The best way to showcase the resiliency of your retirement plan is to run it through various probability-weighted scenarios and contemplate the actions you may need to take under each. At a minimum, this includes a baseline scenario, a best-case scenario and a worst-case scenario. The baseline scenario should reflect how things are expected to play out, while the other two scenarios should exhibit optimal and suboptimal conditions. For anxious retirees, if the worst-case scenario (which is often highly improbable) is manageable, this can be very reassuring.

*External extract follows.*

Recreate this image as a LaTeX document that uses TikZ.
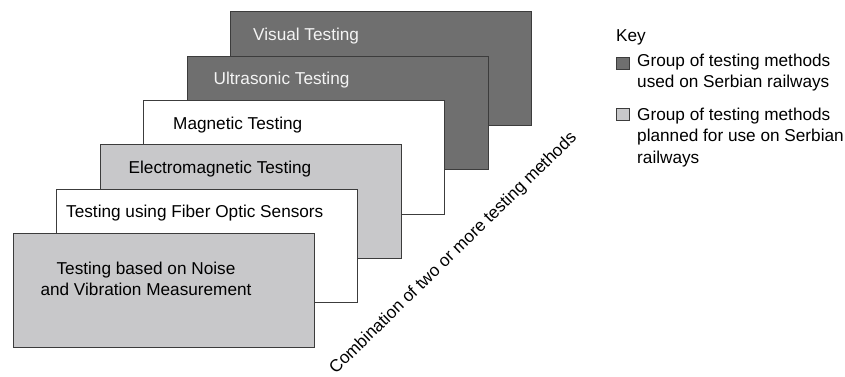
\documentclass[tikz,border=0pt]{standalone}
\usepackage{fontspec}
\setmainfont{Liberation Sans}
\definecolor{darkfill}{HTML}{6F6F6F}
\definecolor{lightfill}{HTML}{C8C8CA}
\definecolor{boxline}{HTML}{3C3C3C}
\definecolor{lighttext}{HTML}{F4F4F4}
\begin{document}
\begin{tikzpicture}[x=1pt,y=-1pt,
  box/.style={draw=boxline, line width=1pt, minimum width=301pt, minimum height=113.5pt, inner sep=0pt, anchor=north west},
  darkbox/.style={box, fill=darkfill},
  lightbox/.style={box, fill=lightfill},
  whitebox/.style={box, fill=white},
  txt/.style={font=\fontsize{17.2}{21.5}\selectfont, inner sep=0pt},
  lbl/.style={txt, anchor=base west},
  keybox/.style={draw=boxline, line width=0.8pt, minimum size=12.5pt, inner sep=0pt, anchor=north west}]
\useasboundingbox (0,0) rectangle (845,376);
% stacked boxes, back to front
\node[darkbox] (vis) at (230,11) {};
\node[lbl, text=lighttext] (vist) at ([xshift=23pt,yshift=-29pt]vis.north west) {Visual Testing};
\node[darkbox] (ult) at (186.5,55.5) {};
\node[lbl, text=lighttext] (ultt) at ([xshift=27pt,yshift=-28.5pt]ult.north west) {Ultrasonic Testing};
\node[whitebox] (mag) at (143,100) {};
\node[lbl] (magt) at ([xshift=30pt,yshift=-29pt]mag.north west) {Magnetic Testing};
\node[lightbox] (ele) at (99.5,144) {};
\node[lbl] (elet) at ([xshift=29pt,yshift=-29pt]ele.north west) {Electromagnetic Testing};
\node[whitebox] (fib) at (56,188.5) {};
\node[lbl] (fibt) at ([xshift=10pt,yshift=-29pt]fib.north west) {Testing using Fiber Optic Sensors};
\node[lightbox] (noi) at (13,233) {};
\node[txt, align=center] (noit) at (146,279) {Testing based on Noise\\and Vibration Measurement};
% rotated label
\node[txt, rotate=44.3] (comb) at (453.5,253.5) {Combination of two or more testing methods};
% key
\node[lbl] (key) at (616,41) {Key};
\node[keybox, fill=darkfill] (k1) at (616,56.5) {};
\node[txt, align=left, anchor=north west] (k1t) at (637,53.5) {Group of testing methods\\used on Serbian railways};
\node[keybox, fill=lightfill] (k2) at (616,107.5) {};
\node[txt, align=left, anchor=north west] (k2t) at (637,107.5) {Group of testing methods\\planned for use on Serbian\\railways};
\end{tikzpicture}
\end{document}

Fear usually fades after retirement begins

Entering retirement can be incredibly stressful. The good news is that many retirees report the same thing – the months leading up to retirement were much more stressful than retirement itself. Why? Uncertainty is typically more unsettling than reality.

Closing thoughts 

If you’re feeling nervous about retirement, it doesn’t mean you’re unprepared. Rather, it often means you understand that retirement is one of life’s biggest financial transitions – and you care deeply about getting it right. To move ahead confidently, you just need a stronger sense of security.

Your financial advisor should facilitate the transition by reassuring you about the strength of your retirement plan. Specifically, he or she should highlight the various aspects of your plan that are designed to bolster the resiliency of your savings. Additionally, he or she should give you clear visibility into how your nest egg could be impacted under various probability-weighted scenarios and discuss the actions you might need to take under each.

With deeper understanding and awareness, confidence increases and anxiety-induced questions decrease. In their place, resourceful considerations, such as “We’re traveling more this summer; maybe we should increase our cash reserve” or “Let’s check with our advisor to see how much the decline in interest rates is going to impact our monthly income stream,” emerge. This is when retirement stops feeling like a cliff and starts feeling like a well-planned, achievable transition.

Please seek the advice of a qualified professional before making financial decisions.